▸ EXERCISE BRIEF: Reproduce the lines exactly, beginning with the line that has "Rebuild this chart" and ending with the line that has "0, 0, 318];". Images are left out.

▸ EXTRACTED INFORMATION:

------------------------

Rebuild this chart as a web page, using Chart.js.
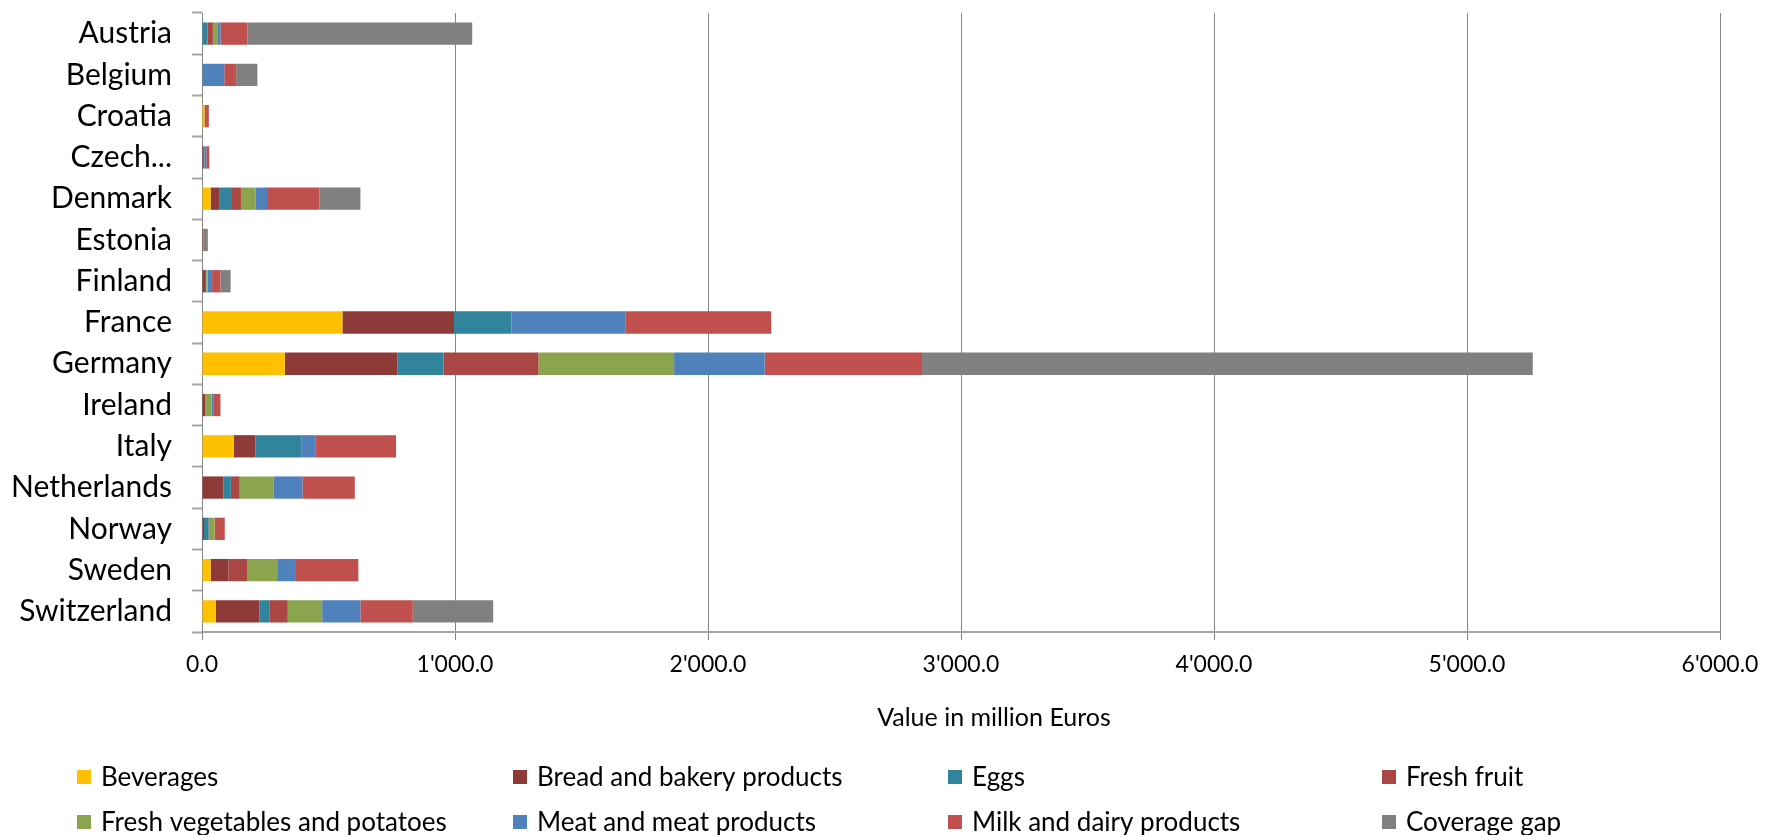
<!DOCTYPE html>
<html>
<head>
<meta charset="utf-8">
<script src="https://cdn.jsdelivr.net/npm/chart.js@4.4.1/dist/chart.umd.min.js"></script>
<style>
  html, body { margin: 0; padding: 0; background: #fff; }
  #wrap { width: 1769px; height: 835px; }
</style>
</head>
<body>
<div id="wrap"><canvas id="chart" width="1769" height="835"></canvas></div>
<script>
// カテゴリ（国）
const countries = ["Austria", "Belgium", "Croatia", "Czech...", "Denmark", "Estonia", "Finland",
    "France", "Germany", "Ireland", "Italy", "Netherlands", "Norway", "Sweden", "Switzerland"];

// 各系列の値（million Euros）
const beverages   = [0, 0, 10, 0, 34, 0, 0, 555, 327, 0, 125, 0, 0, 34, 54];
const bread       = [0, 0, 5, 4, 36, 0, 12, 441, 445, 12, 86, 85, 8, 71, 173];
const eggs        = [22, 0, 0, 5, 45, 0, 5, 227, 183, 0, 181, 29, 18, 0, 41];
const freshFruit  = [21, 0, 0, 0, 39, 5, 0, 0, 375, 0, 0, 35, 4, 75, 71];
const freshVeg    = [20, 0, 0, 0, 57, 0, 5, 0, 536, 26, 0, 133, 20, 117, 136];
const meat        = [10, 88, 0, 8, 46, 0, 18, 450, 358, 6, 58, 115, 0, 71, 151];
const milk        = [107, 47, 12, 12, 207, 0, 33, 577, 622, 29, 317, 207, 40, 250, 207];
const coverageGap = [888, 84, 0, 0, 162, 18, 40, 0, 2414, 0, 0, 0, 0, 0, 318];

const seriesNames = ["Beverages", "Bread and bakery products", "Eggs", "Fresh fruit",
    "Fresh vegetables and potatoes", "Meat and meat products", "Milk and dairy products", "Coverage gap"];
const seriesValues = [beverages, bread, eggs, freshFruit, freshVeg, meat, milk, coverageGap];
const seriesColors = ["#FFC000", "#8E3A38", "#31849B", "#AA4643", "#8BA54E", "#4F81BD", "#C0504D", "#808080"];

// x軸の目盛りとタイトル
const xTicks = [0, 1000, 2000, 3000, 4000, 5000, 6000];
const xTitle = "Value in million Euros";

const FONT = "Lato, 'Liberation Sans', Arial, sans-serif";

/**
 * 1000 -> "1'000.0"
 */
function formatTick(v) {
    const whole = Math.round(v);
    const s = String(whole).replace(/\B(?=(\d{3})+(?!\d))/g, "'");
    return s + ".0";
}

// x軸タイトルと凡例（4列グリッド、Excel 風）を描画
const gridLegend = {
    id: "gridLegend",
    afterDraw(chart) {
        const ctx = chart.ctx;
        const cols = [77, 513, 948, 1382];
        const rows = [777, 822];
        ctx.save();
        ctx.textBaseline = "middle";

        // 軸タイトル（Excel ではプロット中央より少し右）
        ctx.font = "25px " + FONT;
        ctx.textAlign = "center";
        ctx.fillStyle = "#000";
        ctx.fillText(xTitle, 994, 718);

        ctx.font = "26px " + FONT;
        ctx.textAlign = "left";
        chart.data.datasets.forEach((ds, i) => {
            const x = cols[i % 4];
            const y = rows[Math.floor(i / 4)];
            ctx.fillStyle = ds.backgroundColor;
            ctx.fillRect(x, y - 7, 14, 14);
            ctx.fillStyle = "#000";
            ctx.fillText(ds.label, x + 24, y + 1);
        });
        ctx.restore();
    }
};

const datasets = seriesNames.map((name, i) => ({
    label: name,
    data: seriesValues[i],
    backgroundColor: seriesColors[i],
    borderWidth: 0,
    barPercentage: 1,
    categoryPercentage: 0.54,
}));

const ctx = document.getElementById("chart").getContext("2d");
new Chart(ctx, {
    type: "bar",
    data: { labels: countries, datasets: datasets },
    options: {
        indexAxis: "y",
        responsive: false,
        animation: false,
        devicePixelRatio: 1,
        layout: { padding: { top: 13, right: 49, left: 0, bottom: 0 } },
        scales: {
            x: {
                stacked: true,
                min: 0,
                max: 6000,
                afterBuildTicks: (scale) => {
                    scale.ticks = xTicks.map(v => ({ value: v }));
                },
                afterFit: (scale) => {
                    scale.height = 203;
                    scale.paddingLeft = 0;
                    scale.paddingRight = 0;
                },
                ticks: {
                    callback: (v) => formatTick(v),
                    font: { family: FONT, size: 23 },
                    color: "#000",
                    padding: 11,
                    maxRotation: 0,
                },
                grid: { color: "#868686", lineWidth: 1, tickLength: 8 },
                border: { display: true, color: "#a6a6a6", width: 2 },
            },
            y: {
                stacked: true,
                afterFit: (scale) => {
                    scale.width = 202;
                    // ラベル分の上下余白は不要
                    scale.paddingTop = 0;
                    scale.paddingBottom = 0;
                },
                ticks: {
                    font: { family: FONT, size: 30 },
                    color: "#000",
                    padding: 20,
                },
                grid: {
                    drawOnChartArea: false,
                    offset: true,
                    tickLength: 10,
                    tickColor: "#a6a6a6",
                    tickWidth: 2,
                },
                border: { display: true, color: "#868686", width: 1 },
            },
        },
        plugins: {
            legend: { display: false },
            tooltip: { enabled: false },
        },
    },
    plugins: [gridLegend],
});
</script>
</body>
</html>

------------------------

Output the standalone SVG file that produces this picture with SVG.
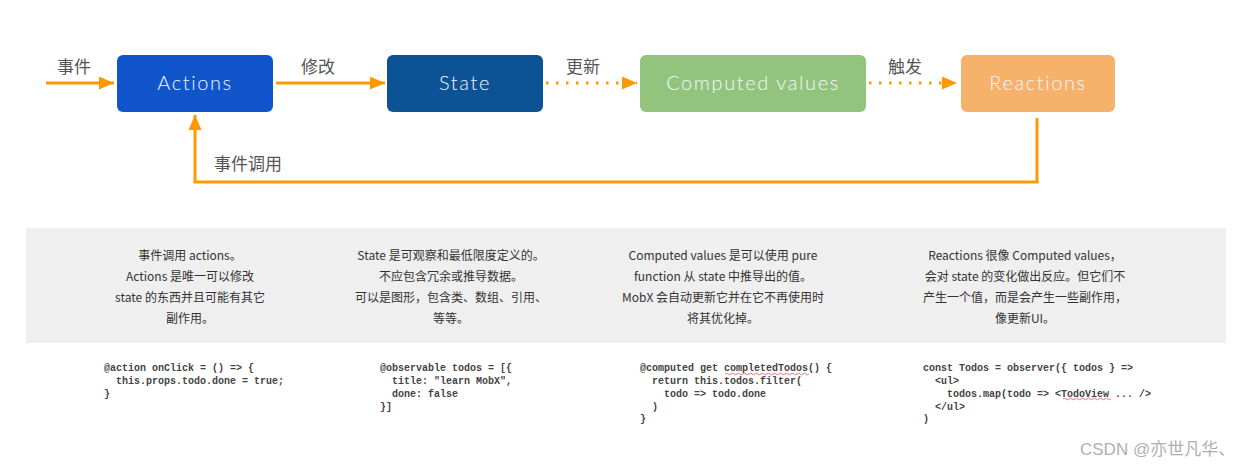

------------------------

▸ EXERCISE RESPONSE:
Rebuild this chart as a web page, using Chart.js.
<!DOCTYPE html>
<html>
<head>
<meta charset="utf-8">
<script src="https://cdn.jsdelivr.net/npm/chart.js@4.4.1/dist/chart.umd.min.js"></script>
<style>
  html, body { margin: 0; padding: 0; background: #fff; }
  #wrap { width: 1769px; height: 835px; }
</style>
</head>
<body>
<div id="wrap"><canvas id="chart" width="1769" height="835"></canvas></div>
<script>
// カテゴリ（国）
const countries = ["Austria", "Belgium", "Croatia", "Czech...", "Denmark", "Estonia", "Finland",
    "France", "Germany", "Ireland", "Italy", "Netherlands", "Norway", "Sweden", "Switzerland"];

// 各系列の値（million Euros）
const beverages   = [0, 0, 10, 0, 34, 0, 0, 555, 327, 0, 125, 0, 0, 34, 54];
const bread       = [0, 0, 5, 4, 36, 0, 12, 441, 445, 12, 86, 85, 8, 71, 173];
const eggs        = [22, 0, 0, 5, 45, 0, 5, 227, 183, 0, 181, 29, 18, 0, 41];
const freshFruit  = [21, 0, 0, 0, 39, 5, 0, 0, 375, 0, 0, 35, 4, 75, 71];
const freshVeg    = [20, 0, 0, 0, 57, 0, 5, 0, 536, 26, 0, 133, 20, 117, 136];
const meat        = [10, 88, 0, 8, 46, 0, 18, 450, 358, 6, 58, 115, 0, 71, 151];
const milk        = [107, 47, 12, 12, 207, 0, 33, 577, 622, 29, 317, 207, 40, 250, 207];
const coverageGap = [888, 84, 0, 0, 162, 18, 40, 0, 2414, 0, 0, 0, 0, 0, 318];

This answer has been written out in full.